Finite Environmental Risk Management

Drawing on the example above, once damages have been recovered, these same funds can be used to construct a financial mechanism for pre-paid project costs and risk transfer. The finite program is a policy form that, similar to a closure/post-closure policy, is used by an insured to fund for anticipated future expenses, protect against unknown potential losses and satisfy prescribed regulatory agency financial assurance requirements. The finite program modifies the Cost Cap policy by adding a coverage line that anticipates, funds and pays for the projected construction costs as bid by a contractor.

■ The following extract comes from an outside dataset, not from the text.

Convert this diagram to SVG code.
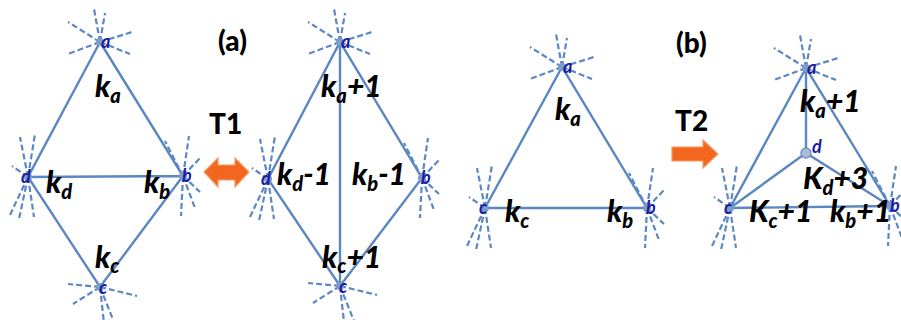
<svg xmlns="http://www.w3.org/2000/svg" xmlns:xlink="http://www.w3.org/1999/xlink" width="901" height="320" viewBox="0 0 901 320">
<style>
.edge{stroke:#5a86c1;stroke-width:2.4;fill:none;stroke-linecap:round}
.ray{stroke:#5b88c4;stroke-width:2.2;stroke-dasharray:6 3;fill:none}
.dot{fill:#7d9dc9}
.nl{font-family:Lato,"Liberation Sans",sans-serif;font-style:italic;font-weight:bold;font-size:18px;fill:#1c1ca0}
.k{font-family:Lato,"Open Sans","Liberation Sans",sans-serif;font-style:italic;font-weight:900;font-size:30px;fill:#000}
.s{font-size:20px}
.t{font-family:Lato,"Open Sans","Liberation Sans",sans-serif;font-weight:900;font-size:28px;fill:#000}
.arr{fill:#f2661f;stroke:#f79a62;stroke-width:1.2}
</style>
<defs>
<g id="starTop"><path class="ray" d="M0 0L-6 -33M0 0L5 -29M0 0L-32 -20M0 0L-32 12M0 0L32 -10M0 0L30 12"/></g>
<g id="starLeft"><path class="ray" d="M0 0L-8 -40M0 0L7 -43M0 0L-16 -11M0 0L-18 38M0 0L-9 42M0 0L6 40"/></g>
<g id="starRight"><path class="ray" d="M0 0L-18 -35M0 0L6 -40M0 0L18 -19M0 0L17 16M0 0L-2 40M0 0L12 32"/></g>
<g id="starBottom"><path class="ray" d="M0 0L-32 -3M0 0L-27 17M0 0L37 9M0 0L14 35M0 0L4 36"/></g>
</defs>
<rect width="901" height="320" fill="#fff"/>

<g id="connectors">
<path class="edge" d="M100 42L28 177L100 287L183 176Z M28 177L183 176"/>
<path class="edge" d="M340 42L268 179L340 286L422 178Z M340 42L340 286"/>
<path class="edge" d="M562 67L485 208L647 208Z"/>
<path class="edge" d="M806 68L730 208L890 206Z M806 68L806 153 M806 153L730 208 M806 153L890 206"/>
</g>

<g id="L-a"><use href="#starTop" x="100" y="42"/><circle class="dot" cx="100" cy="42" r="4"/><text class="nl" x="101" y="48">a</text></g>
<g id="L-d"><use href="#starLeft" x="28" y="177"/><circle class="dot" cx="28" cy="177" r="4"/><text class="nl" x="21" y="183">d</text></g>
<g id="L-b"><use href="#starRight" x="183" y="176"/><circle class="dot" cx="183" cy="176" r="4"/><text class="nl" x="182" y="182">b</text></g>
<g id="L-c"><use href="#starBottom" x="100" y="287"/><circle class="dot" cx="100" cy="287" r="4"/><text class="nl" x="99" y="294">c</text></g>

<g id="M-a"><use href="#starTop" x="340" y="42"/><circle class="dot" cx="340" cy="42" r="4"/><text class="nl" x="341" y="48">a</text></g>
<g id="M-d"><use href="#starLeft" x="268" y="179"/><circle class="dot" cx="268" cy="179" r="4"/><text class="nl" x="261" y="185">d</text></g>
<g id="M-b"><use href="#starRight" x="422" y="178"/><circle class="dot" cx="422" cy="178" r="4"/><text class="nl" x="421" y="184">b</text></g>
<g id="M-c"><use href="#starBottom" x="340" y="286"/><circle class="dot" cx="340" cy="286" r="4"/><text class="nl" x="339" y="293">c</text></g>

<g id="T-a"><use href="#starTop" x="562" y="67"/><circle class="dot" cx="562" cy="67" r="4"/><text class="nl" x="563" y="73">a</text></g>
<g id="T-c"><use href="#starLeft" x="485" y="208"/><circle class="dot" cx="485" cy="208" r="4"/><text class="nl" x="479" y="214">c</text></g>
<g id="T-b"><use href="#starRight" x="647" y="208"/><circle class="dot" cx="647" cy="208" r="4"/><text class="nl" x="646" y="214">b</text></g>

<g id="R-a"><use href="#starTop" x="806" y="68"/><circle class="dot" cx="806" cy="68" r="4"/><text class="nl" x="807" y="74">a</text></g>
<g id="R-d"><circle cx="806" cy="153" r="5" fill="#a9bcd8" stroke="#6f92c4" stroke-width="1.5"/><text class="nl" x="812" y="153">d</text></g>
<g id="R-c"><use href="#starLeft" x="730" y="208"/><circle class="dot" cx="730" cy="208" r="4"/><text class="nl" x="724" y="214">c</text></g>
<g id="R-b"><use href="#starRight" x="890" y="206"/><circle class="dot" cx="890" cy="206" r="4"/><text class="nl" x="890" y="212">b</text></g>

<g id="labels">
<text class="k" x="95" y="97">k<tspan class="s" dy="6">a</tspan></text>
<text class="k" x="46" y="193">k<tspan class="s" dy="6">d</tspan></text>
<text class="k" x="144" y="193">k<tspan class="s" dy="6">b</tspan></text>
<text class="k" x="95" y="268">k<tspan class="s" dy="5">c</tspan></text>

<text class="k" x="321" y="97">k<tspan class="s" dy="6">a</tspan><tspan dy="-6">+1</tspan></text>
<text class="k" x="277" y="185">k<tspan class="s" dy="6">d</tspan><tspan dy="-6">-1</tspan></text>
<text class="k" x="352" y="185">k<tspan class="s" dy="6">b</tspan><tspan dy="-6">-1</tspan></text>
<text class="k" x="322" y="268">k<tspan class="s" dy="5">c</tspan><tspan dy="-5">+1</tspan></text>

<text class="k" x="555" y="120">k<tspan class="s" dy="6">a</tspan></text>
<text class="k" x="505" y="222">k<tspan class="s" dy="6">c</tspan></text>
<text class="k" x="607" y="222">k<tspan class="s" dy="6">b</tspan></text>

<text class="k" x="800" y="112">k<tspan class="s" dy="6">a</tspan><tspan dy="-6">+1</tspan></text>
<text class="k" x="803" y="189">K<tspan class="s" dy="6">d</tspan><tspan dy="-6">+3</tspan></text>
<text class="k" x="749" y="222">K<tspan class="s" dy="6">c</tspan><tspan dy="-6">+1</tspan></text>
<text class="k" x="830" y="222">k<tspan class="s" dy="6">b</tspan><tspan dy="-6">+1</tspan></text>
</g>

<g id="titles">
<text class="t" x="218" y="51" font-size="30">(a)</text>
<text class="t" x="676" y="53" font-size="30">(b)</text>
<text class="t" x="209" y="134">T1</text>
<text class="t" x="675" y="131">T2</text>
</g>

<g id="T1-arrow"><path class="arr" d="M204 172L218 158L218 165L235 165L235 158L249 172L235 187L235 180L218 180L218 187Z"/></g>
<g id="T2-arrow"><path class="arr" d="M672 147L703 147L703 140L718 154L703 168L703 161L672 161Z"/></g>
</svg>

Concentrating directly on the needs of the insured site, the finite program would collect the money necessary for the construction work as well as the premium for the associated Cost Cap coverage under one lump sum. Should the timeline of the project be long enough, the money collected for the construction costs would be discounted to a net present value. The finite program then assumes the responsibility of making payment to the contractor on a work completed basis and verifies status reports as prepared by the contractor. The assets of the insurance company are pledged back to the insurance instrument and thus assure the regulatory agencies that finances will be available for the construction project. Following is a sample depiction of a Finite Environmental Insurance Program structure:

  • Estimated clean up: $15,000,000 over 5 years – Net Present Value of Cleanup is: $12,000,000
  • Estimated premium cost for $50,000,000 environmental insurance policy: $ 750,000
  • Total Insurance Premium Paid to the Insurance Company: $12,750,000
  • The Insurance Company would issue an Environmental Insurance Policy that provides policy limits of $50,000,000 for coverage of certain cost overruns associated with the insured remedial project. Coverage could be provided for cost overruns arising from new found contamination, under-estimation of contamination, migration of contamination, remedial technique failure, disposal related cost overruns, work order changes, regulatory changes or re-openers at or emanating from the insured site for up to a 10 year policy term.

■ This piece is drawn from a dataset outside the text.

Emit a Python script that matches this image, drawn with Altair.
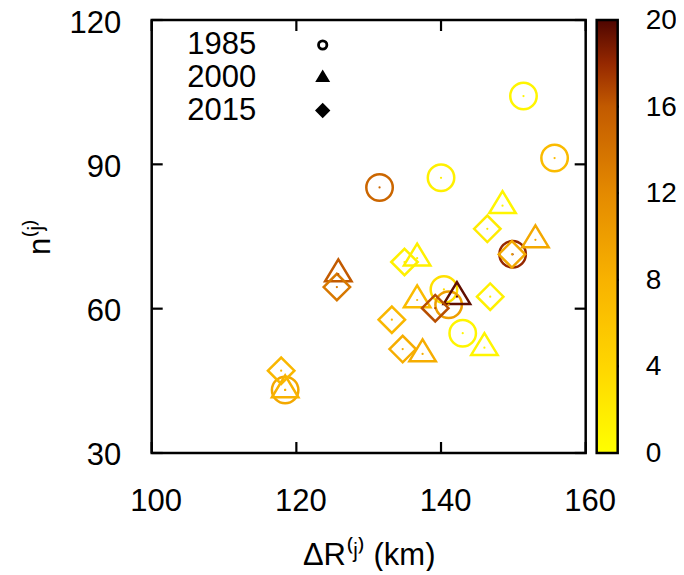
import altair as alt
import pandas as pd

# ---------------- data ----------------
years = ["1985", "2000", "2015"]

dr_1985 = [151.4, 155.7, 140.0, 131.5, 149.9, 140.4, 141.05, 143.0, 118.45]
n_1985 = [104.2, 91.3, 87.2, 85.2, 71.3, 64.0, 60.8, 54.9, 43.1]
c_1985 = [1.0, 7.0, 1.5, 15.0, 18.0, 3.0, 10.0, 1.0, 9.0]

dr_2000 = [148.5, 153.05, 136.7, 125.8, 136.7, 142.2, 137.45, 146.0, 118.45]
n_2000 = [81.4, 74.3, 70.5, 67.2, 61.8, 62.5, 50.6, 51.9, 43.1]
c_2000 = [1.0, 9.0, 1.5, 16.0, 7.0, 19.5, 8.5, 1.0, 8.0]

dr_2015 = [146.4, 149.8, 134.95, 125.6, 146.8, 139.2, 133.2, 134.7, 117.9]
n_2015 = [76.6, 71.3, 69.7, 64.5, 62.5, 60.1, 57.7, 51.6, 47.1]
c_2015 = [2.0, 9.0, 1.5, 13.5, 1.5, 16.5, 7.5, 8.5, 7.5]

x_ticks = [100, 120, 140, 160]
y_ticks = [30, 60, 90, 120]
cb_labels = [0, 4, 8, 12, 16, 20]
cb_inner_ticks = [4, 8, 12, 16]

pal_domain = [0, 4, 8, 12, 16, 18, 20]
pal_colors = ["#FFFF00", "#FFD600", "#F8B200", "#E48A00", "#C25A00", "#952800", "#4E0500"]

# ---------------- tables ----------------
rows = []
for yr, xs_, ns_, cs_ in [("1985", dr_1985, n_1985, c_1985),
                          ("2000", dr_2000, n_2000, c_2000),
                          ("2015", dr_2015, n_2015, c_2015)]:
    for a, b, c in zip(xs_, ns_, cs_):
        rows.append({"year": yr, "dr": a, "n": b, "c": c})
df = pd.DataFrame(rows)
df["order"] = range(len(df))

df_xt = pd.DataFrame({"v": x_ticks})
df_yt = pd.DataFrame({"v": y_ticks})
df_cb = pd.DataFrame({"v": cb_inner_ticks})
df_cbl = pd.DataFrame({"v": cb_labels})
df_leg = pd.DataFrame({"year": years})

W, H = 434, 433
FONT = "Liberation Sans"
FS = 31

tri_path = "M0,-1.1L1,0.55L-1,0.55Z"
shape_scale = alt.Scale(domain=years, range=["circle", tri_path, "diamond"])

xs = alt.Scale(domain=[100, 160], nice=False, zero=False)
ys = alt.Scale(domain=[30, 120], nice=False, zero=False)


def cscale():
    return alt.Scale(domain=pal_domain, range=pal_colors, interpolate="rgb")


def cbscale():
    return alt.Scale(domain=[0, 20], nice=False, zero=False)


x_axis = alt.Axis(values=x_ticks, ticks=False, tickSize=0, domain=False, grid=False,
                  labelFontSize=FS, labelFont=FONT, labelColor="black",
                  labelPadding=34, labelOffset=4, labelFlush=False, labelOverlap=False,
                  title="ΔR⁽ʲ⁾ (km)", titleFont=FONT, titleFontSize=FS,
                  titleFontWeight="normal", titleColor="black",
                  titleBaseline="alphabetic", titleX=W / 2, titleY=111.7)
y_axis = alt.Axis(values=y_ticks, ticks=False, tickSize=0, domain=False, grid=False,
                  labelFontSize=FS, labelFont=FONT, labelColor="black",
                  labelPadding=31, labelOffset=3, labelFlush=False, labelOverlap=False,
                  title="n⁽ʲ⁾", titleFont=FONT, titleFontSize=FS,
                  titleFontWeight="normal", titleColor="black",
                  titleAngle=270, titleBaseline="alphabetic", titleAlign="center",
                  titleX=-101.7, titleY=H / 2)

color_legend = alt.Legend(type="gradient", orient="none", legendX=445, legendY=0,
                          direction="vertical",
                          gradientLength=H, gradientThickness=21,
                          gradientStrokeColor="black", gradientStrokeWidth=2.5,
                          values=cb_labels, labelFontSize=10, labelOpacity=0,
                          labelOverlap=False, padding=0, title=None)

pts = alt.Chart(df).mark_point(filled=False, strokeWidth=2.5, size=700, opacity=1).encode(
    x=alt.X("dr:Q", scale=xs, axis=x_axis),
    y=alt.Y("n:Q", scale=ys, axis=y_axis),
    shape=alt.Shape("year:N", scale=shape_scale, legend=None),
    stroke=alt.Stroke("c:Q", scale=cscale(), legend=color_legend),
    order="order:Q",
)

dots = alt.Chart(df).mark_circle(size=5, opacity=1).encode(
    x=alt.X("dr:Q", scale=xs, axis=x_axis),
    y=alt.Y("n:Q", scale=ys, axis=None),
    fill=alt.Fill("c:Q", scale=cscale(), legend=None),
)

tick_style = dict(color="black", strokeWidth=2.2)
xt_bot = alt.Chart(df_xt).mark_rule(**tick_style).encode(
    x=alt.X("v:Q", scale=xs, axis=x_axis), y=alt.value(H), y2=alt.value(H - 11))
xt_top = alt.Chart(df_xt).mark_rule(**tick_style).encode(
    x=alt.X("v:Q", scale=xs, axis=x_axis), y=alt.value(0), y2=alt.value(11))
yt_left = alt.Chart(df_yt).mark_rule(**tick_style).encode(
    y=alt.Y("v:Q", scale=ys, axis=None), x=alt.value(0), x2=alt.value(11))
yt_right = alt.Chart(df_yt).mark_rule(**tick_style).encode(
    y=alt.Y("v:Q", scale=ys, axis=None), x=alt.value(W), x2=alt.value(W - 11))

cb_ticks = alt.Chart(df_cb).mark_rule(color="black", strokeWidth=2.2, strokeDash=[8, 6]).encode(
    y=alt.Y("v:Q", scale=cbscale(), axis=None),
    x=alt.value(445.3), x2=alt.value(467.3))

cb_text = alt.Chart(df_cbl).mark_text(align="left", baseline="middle", font=FONT,
                                      fontSize=28, color="black", dy=1).encode(
    y=alt.Y("v:Q", scale=cbscale(), axis=None),
    x=alt.value(494),
    text=alt.Text("v:Q", format="d"))

leg_y = alt.Y("year:N", scale=alt.Scale(domain=years, range=[25, 90.5], padding=0), axis=None)
leg_text = alt.Chart(df_leg).mark_text(align="left", baseline="middle", font=FONT,
                                       fontSize=FS, color="black").encode(
    x=alt.value(35.5), y=leg_y, text="year:N")
leg_sym = alt.Chart(df_leg).mark_point(filled=True, opacity=1, stroke="black",
                                       strokeWidth=2.8).encode(
    x=alt.value(171), y=leg_y,
    shape=alt.Shape("year:N", scale=shape_scale, legend=None),
    fill=alt.Fill("year:N", scale=alt.Scale(domain=years, range=["white", "black", "black"]),
                  legend=None),
    size=alt.Size("year:O", scale=alt.Scale(domain=years, range=[70, 130, 95]), legend=None),
)

chart = alt.layer(pts, dots, xt_bot, xt_top, yt_left, yt_right, cb_ticks, cb_text,
                  leg_text, leg_sym).resolve_scale(
    y="independent", size="independent", fill="independent"
).properties(
    width=W, height=H,
    autosize=alt.AutoSizeParams(type="none"),
    padding={"left": 143.7, "top": 12, "right": 90, "bottom": 118},
).configure(background="white").configure_view(stroke="black", strokeWidth=2.5)

chart.save("out.html", embed_options={"renderer": "svg", "actions": False})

The goal of a Finite Program is very simple; it is intended to assist the insured in removing as many environmental liabilities as possible from the corporate balance sheet.

Benefits include:

  • The ability to address and quantify specific environmental project reserves on the corporate financial statements by pre-funding the project costs and capping the potential cost overruns.
  • Payments made towards the Finite Program can be fully expensed in the year of the contribution; thereby allowing accelerated expense reporting.
  • Enhances client’s ability to negotiate a fixed price project, or O&M plan, from qualified contractors.
  • Address investor/lender concerns of accurate project or O&M cost disclosure.
  • Decrease, eliminate or appropriately footnote balance sheet reserves that might otherwise be set aside for potential cost overruns.
  • Transfer the risk of changing EPA regulations that may affect the O&M costs.
  • Satisfy financial assurance requirements imposed internally by Superfund site Respondents or externally by regulatory agencies and judicial consent decrees.
  • Allow clients to dedicate resources to their respective businesses and concentrate on growth rather than closure.
  • Pre-funded project expenses and cost-cap insurance secure each Superfund site Respondent’s allocated share of liability in case of insolvency of one or more Respondent(s).
  • Realization of a net savings over the use of letters-of-credit for internal Superfund site Respondent Group financial assurance requirements.